--- begin DATA SHOWN ---
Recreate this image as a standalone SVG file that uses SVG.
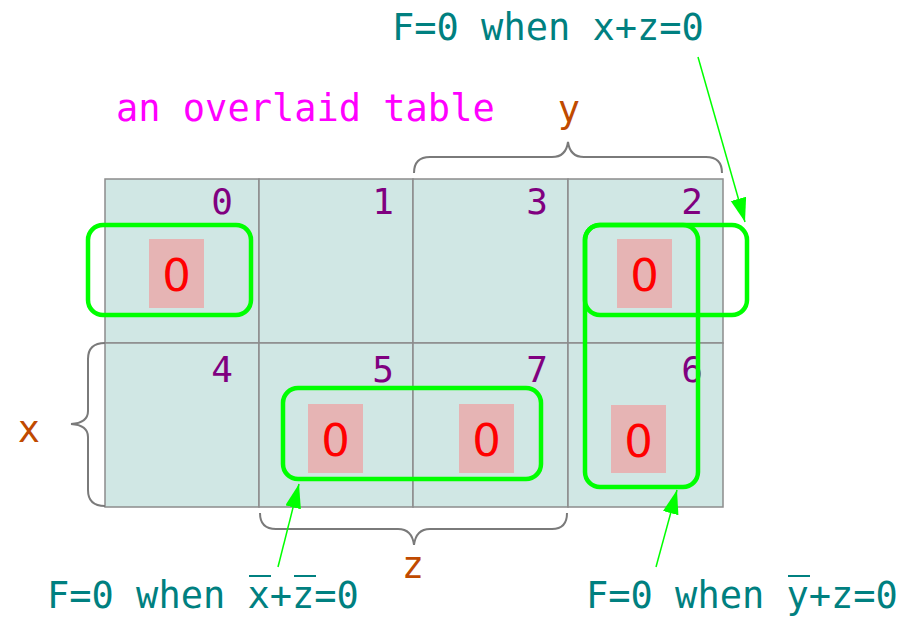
<svg xmlns="http://www.w3.org/2000/svg" width="915" height="619" viewBox="0 0 915 619">
<style>
.cell{fill:#d0e7e4;stroke:#8c8c8c;stroke-width:1.5}
.num{font-family:"DejaVu Sans Mono",monospace;font-size:36px;fill:#800080;text-anchor:end}
.zbox{fill:#e6b4b4}
.zero{font-family:"DejaVu Sans",sans-serif;font-size:45px;fill:#ff0000;text-anchor:middle}
.grp{fill:none;stroke:#00ff00;stroke-width:4.5}
.brace{fill:none;stroke:#7a7a7a;stroke-width:2}
.var{font-family:"DejaVu Sans Mono",monospace;font-size:37px;fill:#c04a00;text-anchor:middle}
.lbl{font-family:"DejaVu Sans Mono",monospace;font-size:37px;fill:#008080}
.ttl{font-family:"DejaVu Sans Mono",monospace;font-size:37px;fill:#ff00ff}
.bar{stroke:#008080;stroke-width:2}
.arr{stroke:#00ff00;stroke-width:1.5;fill:none;marker-end:url(#ah)}
</style>
<defs>
<marker id="ah" markerUnits="userSpaceOnUse" markerWidth="28" markerHeight="20" refX="24" refY="8" orient="auto">
<path d="M0,0 L24,8 L0,16 Z" fill="#00ff00"/>
</marker>
</defs>
<g id="cells">
<g id="cell0"><rect class="cell" x="105" y="179" width="154" height="164"/><text class="num" x="233" y="214">0</text><rect class="zbox" x="149" y="239" width="55" height="69"/><text class="zero" x="176.5" y="291">0</text></g>
<g id="cell1"><rect class="cell" x="259" y="179" width="154" height="164"/><text class="num" x="394" y="214">1</text></g>
<g id="cell3"><rect class="cell" x="413" y="179" width="155" height="164"/><text class="num" x="548" y="214">3</text></g>
<g id="cell2"><rect class="cell" x="568" y="179" width="155" height="164"/><text class="num" x="703" y="214">2</text><rect class="zbox" x="617" y="239" width="55" height="69"/><text class="zero" x="644.5" y="291">0</text></g>
<g id="cell4"><rect class="cell" x="105" y="343" width="154" height="164"/><text class="num" x="233" y="382">4</text></g>
<g id="cell5"><rect class="cell" x="259" y="343" width="154" height="164"/><text class="num" x="394" y="382">5</text><rect class="zbox" x="308" y="404" width="55" height="69"/><text class="zero" x="335.5" y="456">0</text></g>
<g id="cell7"><rect class="cell" x="413" y="343" width="155" height="164"/><text class="num" x="548" y="382">7</text><rect class="zbox" x="459" y="404" width="55" height="69"/><text class="zero" x="486.5" y="456">0</text></g>
<g id="cell6"><rect class="cell" x="568" y="343" width="155" height="164"/><text class="num" x="703" y="382">6</text><rect class="zbox" x="611" y="405" width="55" height="68"/><text class="zero" x="638.5" y="457">0</text></g>
</g>
<g id="groups">
<rect id="g0" class="grp" x="88" y="225" width="163" height="90" rx="15"/>
<rect id="g2h" class="grp" x="585" y="225" width="162" height="90" rx="15"/>
<rect id="g26" class="grp" x="585" y="225" width="113" height="262" rx="15"/>
<rect id="g57" class="grp" x="283" y="388" width="258" height="91" rx="15"/>
</g>
<g id="braces">
<path id="brace-y" class="brace" d="M414,173 Q414,157 430,157 L552,157 Q566,157 568,142 Q570,157 584,157 L706,157 Q722,157 722,173"/>
<path id="brace-z" class="brace" d="M260,513 Q260,529 276,529 L398,529 Q412,529 414,545 Q416,529 430,529 L552,529 Q567,529 567,513"/>
<path id="brace-x" class="brace" d="M105,343 Q88,343 88,359 L88,411 Q88,423 71,424 Q88,425 88,437 L88,490 Q88,506 105,506"/>
</g>
<g id="labels">
<text class="ttl" x="116" y="121">an overlaid table</text>
<text class="var" x="569" y="122">y</text>
<text class="var" x="29" y="442">x</text>
<text class="var" x="413" y="578">z</text>
<text class="lbl" x="392" y="40">F=0 when x+z=0</text>
<text class="lbl" x="47" y="608">F=0 when x+z=0</text>
<line class="bar" x1="249" y1="576" x2="271" y2="576"/>
<line class="bar" x1="294" y1="576" x2="316" y2="576"/>
<text class="lbl" x="586" y="608">F=0 when y+z=0</text>
<line class="bar" x1="788" y1="576" x2="810" y2="576"/>
</g>
<g id="connectors">
<line class="arr" x1="698" y1="57" x2="745" y2="222"/>
<line class="arr" x1="278" y1="567" x2="299" y2="484"/>
<line class="arr" x1="656" y1="567" x2="677" y2="490"/>
</g>
</svg>
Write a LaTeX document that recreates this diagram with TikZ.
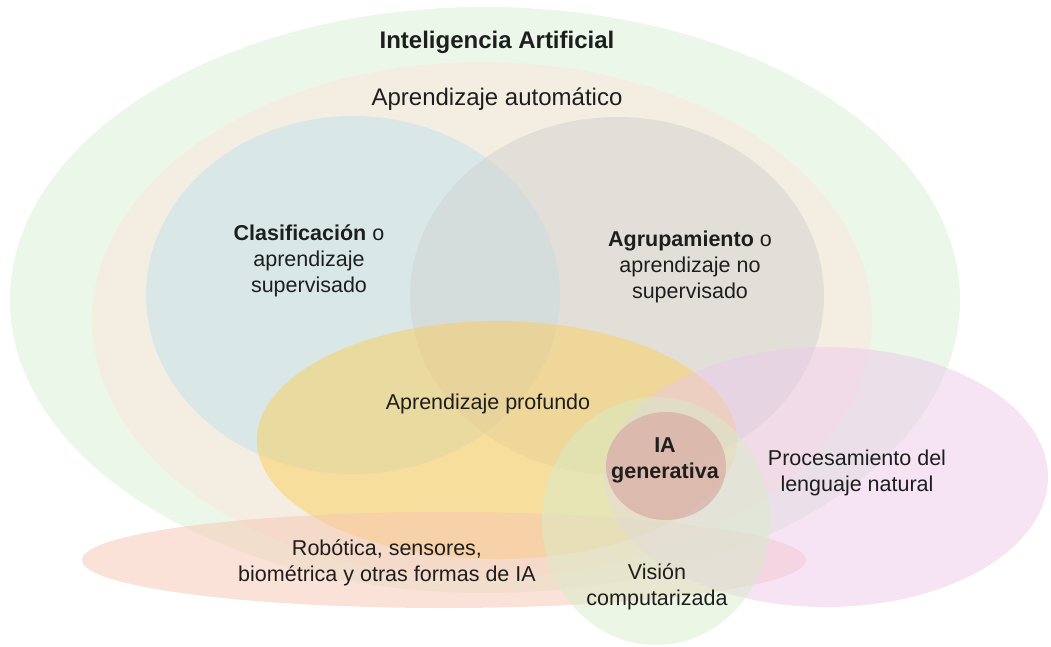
\documentclass[tikz,border=0pt]{standalone}
\usepackage{fontspec}
\setmainfont{Liberation Sans}

\definecolor{iagreen}{RGB}{215,239,209}
\definecolor{mlbeige}{RGB}{255,229,220}
\definecolor{clsblue}{RGB}{191,226,238}
\definecolor{grpgray}{RGB}{209,210,210}
\definecolor{dlorange}{RGB}{251,206,90}
\definecolor{robred}{RGB}{247,197,177}
\definecolor{nlppink}{RGB}{237,201,235}
\definecolor{cvgreen}{RGB}{215,237,201}
\definecolor{genred}{RGB}{214,150,150}
\definecolor{txt}{RGB}{30,30,30}

\begin{document}
\begin{tikzpicture}[x=1pt,y=-1pt,
    set/.style={fill opacity=0.5},
    lbl/.style={align=center,text=txt,font=\fontsize{21.5}{26}\selectfont},
    toplbl/.style={align=center,text=txt,font=\fontsize{24}{28}\selectfont}]
    \useasboundingbox (0,0) rectangle (1051,646);
    \fill[set,iagreen] (485,300) ellipse [x radius=475pt,y radius=293pt]; % inteligencia artificial
    \fill[set,mlbeige] (482,320) ellipse [x radius=390pt,y radius=258pt]; % aprendizaje automatico
    \fill[set,clsblue] (353,295) ellipse [x radius=207pt,y radius=179pt]; % supervisado
    \fill[set,grpgray] (617,296) ellipse [x radius=207pt,y radius=179pt]; % no supervisado
    \fill[set,dlorange] (497,440) ellipse [x radius=240pt,y radius=119pt]; % profundo
    \fill[set,robred] (444,560) ellipse [x radius=362pt,y radius=48pt]; % robotica
    \fill[set,nlppink] (826,477) ellipse [x radius=222pt,y radius=130pt]; % lenguaje natural
    \fill[set,cvgreen] (656,521) ellipse [x radius=114pt,y radius=124pt]; % vision
    \fill[set,genred] (666,466) ellipse [x radius=60pt,y radius=54pt]; % IA generativa
    \node[toplbl] (ia) at (497,42) {\textbf{Inteligencia Artificial}};
    \node[toplbl] (ml) at (497,99) {Aprendizaje automático};
    \node[lbl] (cls) at (309,261) {\textbf{Clasificación} o\\aprendizaje\\supervisado};
    \node[lbl] (grp) at (690,267) {\textbf{Agrupamiento} o\\aprendizaje no\\supervisado};
    \node[lbl] (dl) at (488,404) {Aprendizaje profundo};
    \node[lbl] (gen) at (665,460) {\textbf{IA}\\\textbf{generativa}};
    \node[lbl] (nlp) at (857,473) {Procesamiento del\\lenguaje natural};
    \node[lbl] (rob) at (387,563) {Robótica, sensores,\\biométrica y otras formas de IA};
    \node[lbl] (cv) at (657,587) {Visión\\computarizada};
\end{tikzpicture}
\end{document}
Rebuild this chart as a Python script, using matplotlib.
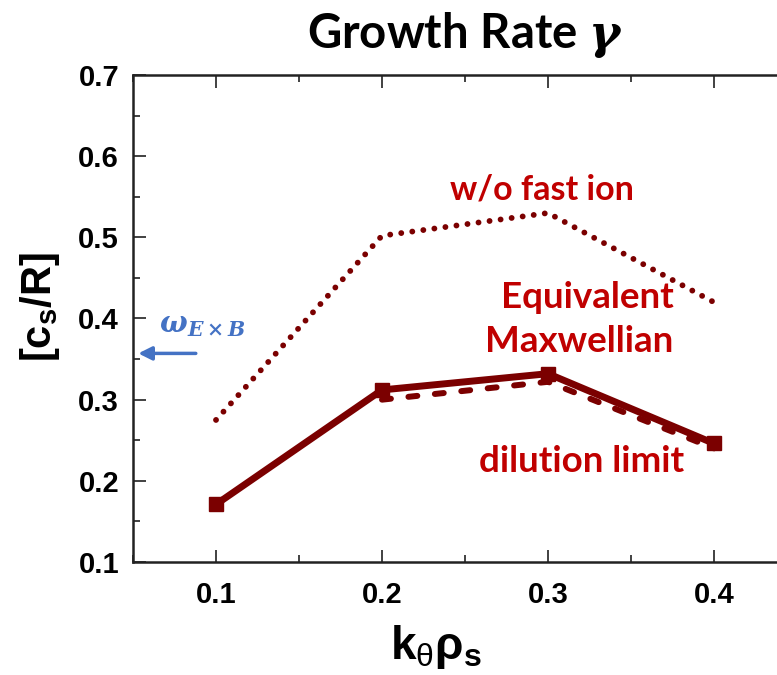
--- end DATA SHOWN ---
Above are the records; copy every line in them that holds the word "this".

## COMPLETE RESPONSE
Recreate this image as a standalone SVG file that uses SVG.
Write a LaTeX document that recreates this diagram with TikZ.
Rebuild this chart as a Python script, using matplotlib.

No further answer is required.